More than 177 million Americans use natural gas to cook a hot meal, heat their water or warm their houses. Many parts of the country have felt the chill of winter and that means folks are using more natural gas. The American Gas Association has developed a video to explain what goes into your natural gas bill.
Your bill is essentially comprised of three parts:
- Gas you used: Often, the largest part of your bill is based on the amount of natural gas you use each month. The United States has an abundance of clean natural gas and that has led to stable and affordable prices. Utilities do not make a profit on the gas they deliver to your home or business.
- Delivery cost: The public utility commission, a group of elected or appointed officials, sets the rate that your utility can charge each month. Included in this cost is maintenance, upgrades of the pipes that deliver natural gas to your home or businesses and everything else that is needed to help ensure safe and reliable delivery of natural gas.
- Local, state and federal taxes.
During the 2013-14 Winter Heating Season, the natural gas delivery system in the United States achieved historic levels of performance. More natural gas was delivered through more pipelines to more customers than ever before, and customer bills remained affordable.

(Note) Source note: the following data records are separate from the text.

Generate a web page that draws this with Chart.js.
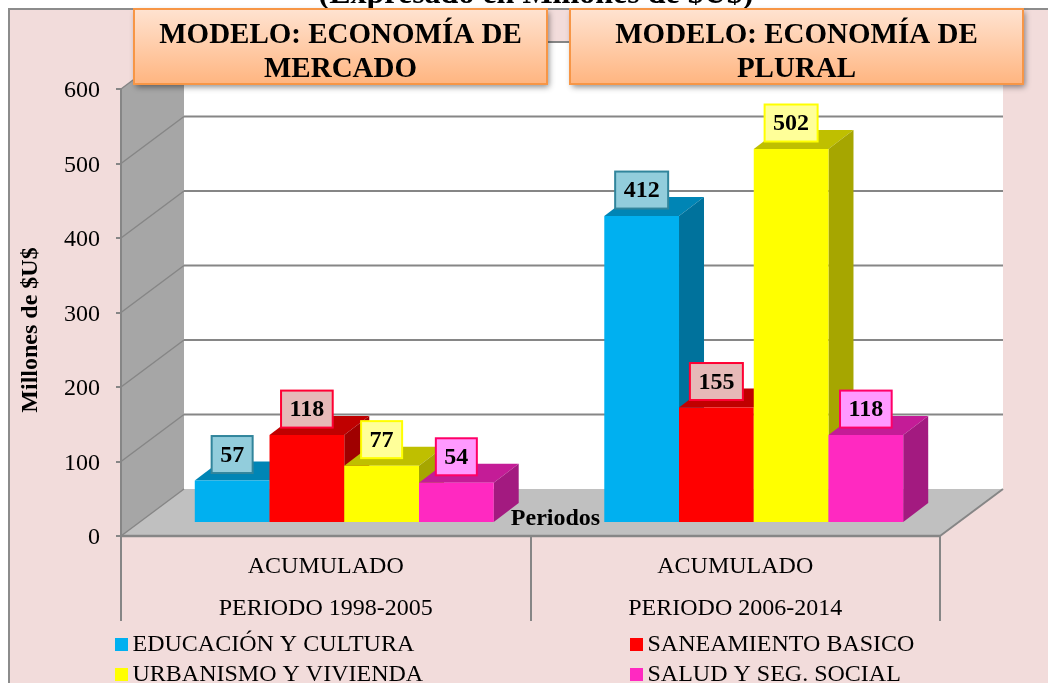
<!DOCTYPE html>
<html><head><meta charset="utf-8">
<style>html,body{margin:0;padding:0;background:#fff;overflow:hidden}canvas{display:block}</style>
<script src="https://cdn.jsdelivr.net/npm/chart.js@4/dist/chart.umd.min.js"></script>
</head><body><canvas id="c" width="1048" height="683"></canvas>
<script>
const categories = [["ACUMULADO","PERIODO 1998-2005"],["ACUMULADO","PERIODO 2006-2014"]];
const seriesNames = ["EDUCACIÓN Y CULTURA","SANEAMIENTO BASICO","URBANISMO Y VIVIENDA","SALUD Y SEG. SOCIAL"];
const educacion = [57,412];
const saneamiento = [118,155];
const urbanismo = [77,502];
const salud = [54,118];
const titleText = "(Expresado en Millones de $U$)";
const yTitle = "Millones de $U$";
const xTitle = "Periodos";
const modelBoxes = [["MODELO: ECONOMÍA DE","MERCADO"],["MODELO: ECONOMÍA DE","PLURAL"]];

const FRONT = ["#00B0F0","#FF0000","#FFFF00","#FF29C1"];
const TOPS  = ["#0085B5","#C00000","#BFBF00","#C41C97"];
const SIDES = ["#00729C","#A00000","#A6A600","#A31A80"];
const LBL_FILL = ["#92CDDC","#E6B9B8","#FFFF99","#FF99FF"];
const LBL_LINE = ["#31859C","#FF0033","#FFFF00","#FF0066"];
const SERIF = '"Liberation Serif"';
const GRID = "#868686";
const WALL = {dx:63, dy:-47};
const BAR = {sx:18.5, sy:-13, dx:25, dy:-19};

function poly(ctx, pts, fill){
  ctx.beginPath(); pts.forEach((p,i)=> i?ctx.lineTo(p[0],p[1]):ctx.moveTo(p[0],p[1])); ctx.closePath();
  ctx.fillStyle=fill; ctx.fill();
}
function seg(ctx,a,b,w,col){ctx.beginPath();ctx.moveTo(a[0],a[1]);ctx.lineTo(b[0],b[1]);ctx.lineWidth=w;ctx.strokeStyle=col||GRID;ctx.stroke();}

const scene = {
  id:'scene',
  afterLayout(chart){
    const t=chart.titleBlock; if(t){t.left+=66;t.right+=66;}
  },
  beforeDraw(chart){
    const c=chart.ctx;
    // nudge tick text to sit on its tick like the reference
    chart.scales.y.getLabelItems().forEach(it=>{ if(!it._nudged){it.options.translation[1]+=2; it._nudged=true;} });
    c.save();
    c.fillStyle="#F2DCDB"; c.fillRect(9,9,1060,700);
    c.strokeStyle="#8C8C8C"; c.lineWidth=2; c.strokeRect(9,9,1060,700);
    c.restore();
  },
  beforeDatasetsDraw(chart){
    const c=chart.ctx, a=chart.chartArea, y=chart.scales.y;
    const {dx,dy}=WALL;
    c.save();
    const bl=a.left+dx, by=a.bottom+dy, ty=a.top+dy, br=a.right+dx;
    poly(c,[[bl,ty],[br,ty],[br,by],[bl,by]],"#FFFFFF");
    poly(c,[[a.left,a.top],[bl,ty],[bl,by],[a.left,a.bottom]],"#A6A6A6");
    poly(c,[[a.left,a.bottom],[a.right,a.bottom],[br,by],[bl,by]],"#C0C0C0");
    y.ticks.forEach(t=>{
      const py=y.getPixelForValue(t.value);
      seg(c,[a.left,py],[bl,py+dy],1.5);
      if(t.value>0) seg(c,[bl,py+dy],[br,py+dy],2.2);
    });
    seg(c,[a.left,a.top],[a.left,a.bottom],2);
    seg(c,[a.left,a.bottom],[a.right,a.bottom],2.5);
    seg(c,[a.right,a.bottom],[br,by],2);
    // axis titles
    c.fillStyle="#000"; c.textAlign="center"; c.textBaseline="middle";
    c.font='bold 24px '+SERIF;
    c.fillText(xTitle,(a.left+a.right)/2+25,519);
    c.save(); c.translate(31,330); c.rotate(-Math.PI/2); c.fillText(yTitle,0,0); c.restore();
    c.restore();
    // bars, left to right, each with its 3D top and side
    c.save(); c.translate(BAR.sx,BAR.sy);
    const {dx:bx,dy:bz}=BAR;
    chart.data.datasets.forEach((ds,i)=>{
      const meta=chart.getDatasetMeta(i);
      meta.data.forEach(el=>{
        const l=el.x-el.width/2, r=el.x+el.width/2, t=el.y, b=el.base;
        poly(c,[[l,t],[r,t],[r+bx,t+bz],[l+bx,t+bz]],TOPS[i]);
        poly(c,[[r,t],[r+bx,t+bz],[r+bx,b+bz],[r,b]],SIDES[i]);
      });
      meta.controller.draw();
    });
    c.restore();
  },
  beforeDatasetDraw(){ return false; },
  afterDatasetsDraw(chart){
    const c=chart.ctx;
    c.save();
    // value labels
    c.textAlign="center"; c.textBaseline="middle";
    c.font='bold 24px '+SERIF;
    chart.data.datasets.forEach((ds,i)=>{
      chart.getDatasetMeta(i).data.forEach((el,j)=>{
        const s=String(ds.data[j]);
        const w=c.measureText(s).width+17, h=37;
        const cx=el.x+BAR.sx, cy=el.y+BAR.sy-26;
        c.fillStyle=LBL_FILL[i]; c.fillRect(cx-w/2,cy-h/2,w,h);
        c.strokeStyle=LBL_LINE[i]; c.lineWidth=2; c.strokeRect(cx-w/2,cy-h/2,w,h);
        c.fillStyle="#000"; c.fillText(s,cx,cy+1);
      });
    });
    // model boxes
    const boxes=[[134,9,413,75],[570,9,453,75]];
    boxes.forEach((b,k)=>{
      c.save();
      c.shadowColor="rgba(0,0,0,.45)"; c.shadowBlur=6; c.shadowOffsetX=2; c.shadowOffsetY=3;
      const g=c.createLinearGradient(0,b[1],0,b[1]+b[3]);
      g.addColorStop(0,"#FFE3D1"); g.addColorStop(1,"#FFB580");
      c.fillStyle=g; c.fillRect(b[0],b[1],b[2],b[3]);
      c.restore();
      c.strokeStyle="#F79646"; c.lineWidth=2; c.strokeRect(b[0],b[1],b[2],b[3]);
      c.fillStyle="#000"; c.font='bold 29px '+SERIF;
      c.fillText(modelBoxes[k][0],b[0]+b[2]/2,36);
      c.fillText(modelBoxes[k][1],b[0]+b[2]/2,70);
    });
    // legend
    const pos=[[115,644],[630,644],[115,674],[630,674]];
    c.textAlign="left"; c.font='24px '+SERIF;
    seriesNames.forEach((n,i)=>{
      c.fillStyle=FRONT[i]; c.fillRect(pos[i][0],pos[i][1]-6,13,13);
      c.fillStyle="#000"; c.fillText(n,pos[i][0]+17.5,pos[i][1]+1);
    });
    c.restore();
  }
};

const values=[educacion,saneamiento,urbanismo,salud];
new Chart(document.getElementById('c'),{
  type:'bar',
  data:{labels:categories,datasets:seriesNames.map((n,i)=>({
    label:n,data:values[i],backgroundColor:FRONT[i],borderWidth:0,clip:false,
    categoryPercentage:.73,barPercentage:1
  }))},
  options:{
    responsive:false,animation:false,
    layout:{padding:{left:0,top:0,right:108,bottom:62}},
    plugins:{
      legend:{display:false},tooltip:{enabled:false},
      title:{display:true,text:titleText,color:"#000",font:{family:SERIF,size:32,weight:'bold',lineHeight:1.2},padding:{top:-24,bottom:74.6}}
    },
    scales:{
      x:{offset:true,
        afterFit(s){s.height=85;},
        grid:{drawOnChartArea:false,tickLength:85,color:GRID,lineWidth:2},
        border:{display:false},
        ticks:{color:"#000",font:{family:SERIF,size:24,lineHeight:1.75},padding:-75,maxRotation:0,autoSkip:false}
      },
      y:{min:0,max:600,
        afterFit(s){s.width=121;},
        grid:{drawOnChartArea:false,tickLength:5,color:GRID,lineWidth:2},
        border:{display:false},
        ticks:{stepSize:100,color:"#000",font:{family:SERIF,size:24},padding:16}
      }
    }
  },
  plugins:[scene]
});
</script></body></html>
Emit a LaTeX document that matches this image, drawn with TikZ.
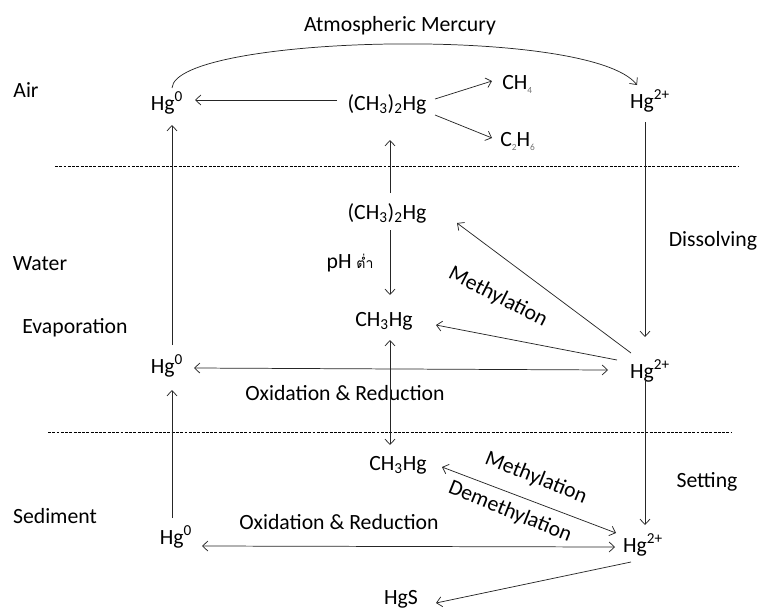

Residential customer bills increased only 10 percent on average from the prior winter – an increase mostly due to higher consumption.
AGA expects relatively warmer temperatures this winter based on information from the climate Prediction Center, which may lead to a reduction in demand. Natural gas prices are likely to be slightly higher, resulting in an increase in customer bills of about seven percent this winter.
Promise Delivered is an AGA study of the planning, preparation and performance of the natural gas system during the 2013-14 Winter Heating Season. Utilities work all year to prepare for the possibility of extreme temperatures and employ a portfolio approach to help ensure they can meet the needs of their customers at affordable prices on the coldest days of the year. Before last year’s extraordinary winter concluded, they were already preparing for this winter cycle.